Sunoco Logistics Partners LP's newly announced Permian Express pipeline will transport West Texas crude oil to Gulf Coast markets. Phase I of the project will move about 150,000 b/d from Wichita Falls, Tex., to Nederland-Beaumont, Tex. Sunoco will reverse its Wortham-to-Wichita Falls pipeline to create continuous pipeline service from Wichita Falls to Nederland, including using excess capacity on the southern leg of its West Texas Gulf pipeline system.

Sunoco Logistics expects Phase I to be operational within 6-9 months at an initial capacity of 90,000 b/d, with 150,000 b/d expected within 12-18 months.

Permian Express Phase II would boost capacity by at least 200,000 b/d and extend shipments as far east as St. James, La., using a combination of new and existing pipelines. Sunoco could twin 300-miles of pipeline, parallel to the existing West Texas Gulf pipeline from Colorado City, Tex., to Wortham, Tex., for Phase II. From Wortham it would connect to existing excess capacity of the southern leg of the West Texas Gulf pipeline system. Sunoco expects Phase II to be operational by second-half 2014.

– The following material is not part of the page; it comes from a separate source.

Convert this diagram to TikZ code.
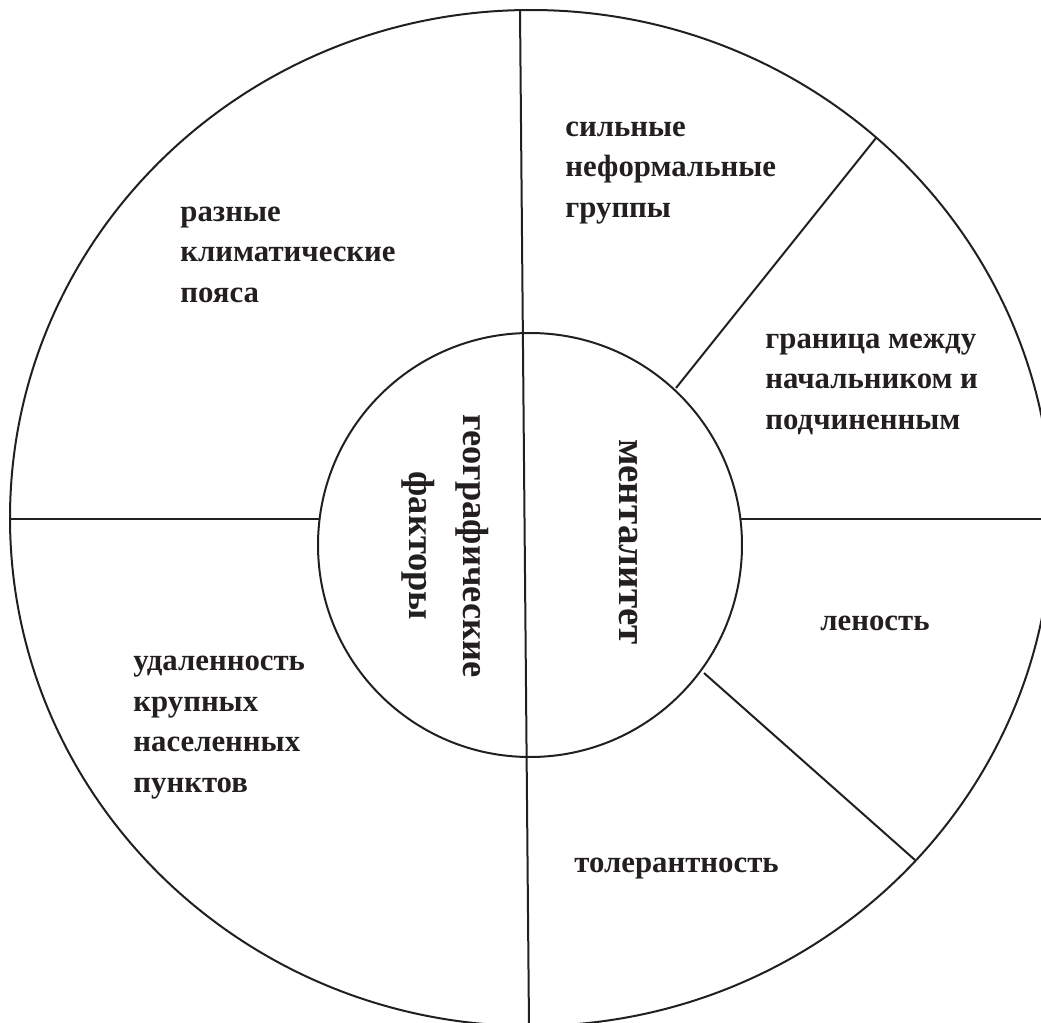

Sunoco Logistics described Permian Express as separate from, but complementary to, previously announced plans to expand oil flow on the West Texas Gulf pipeline by at least 100,000 b/d (OGJ Online, Apr. 12, 2012). Sunoco says currently announced projects will increase crude takeaway capacity from West Texas by a total of at least 450,000 b/d.

Clarification

Two recent articles in Oil & Gas Journal contained material from reports by Wood Mackenzie for which attribution was insufficient. The article "Iraq's Ahdab oil field development limits contractor profitability" (OGJ, Aug. 1, 2011, p. 62) contained material from Wood Mackenzie's Ahdab Asset Analysis published by Wood Mackenzie Upstream Service in April 2010. The article "Hydrocarbon reservoir potential estimated for Iraq bid round blocks" (OGJ, Mar. 5, 2012, p. 42) contained material from Wood Mackenzie's Iraq Country Overview published by Wood Mackenzie Upstream Service in December 2010.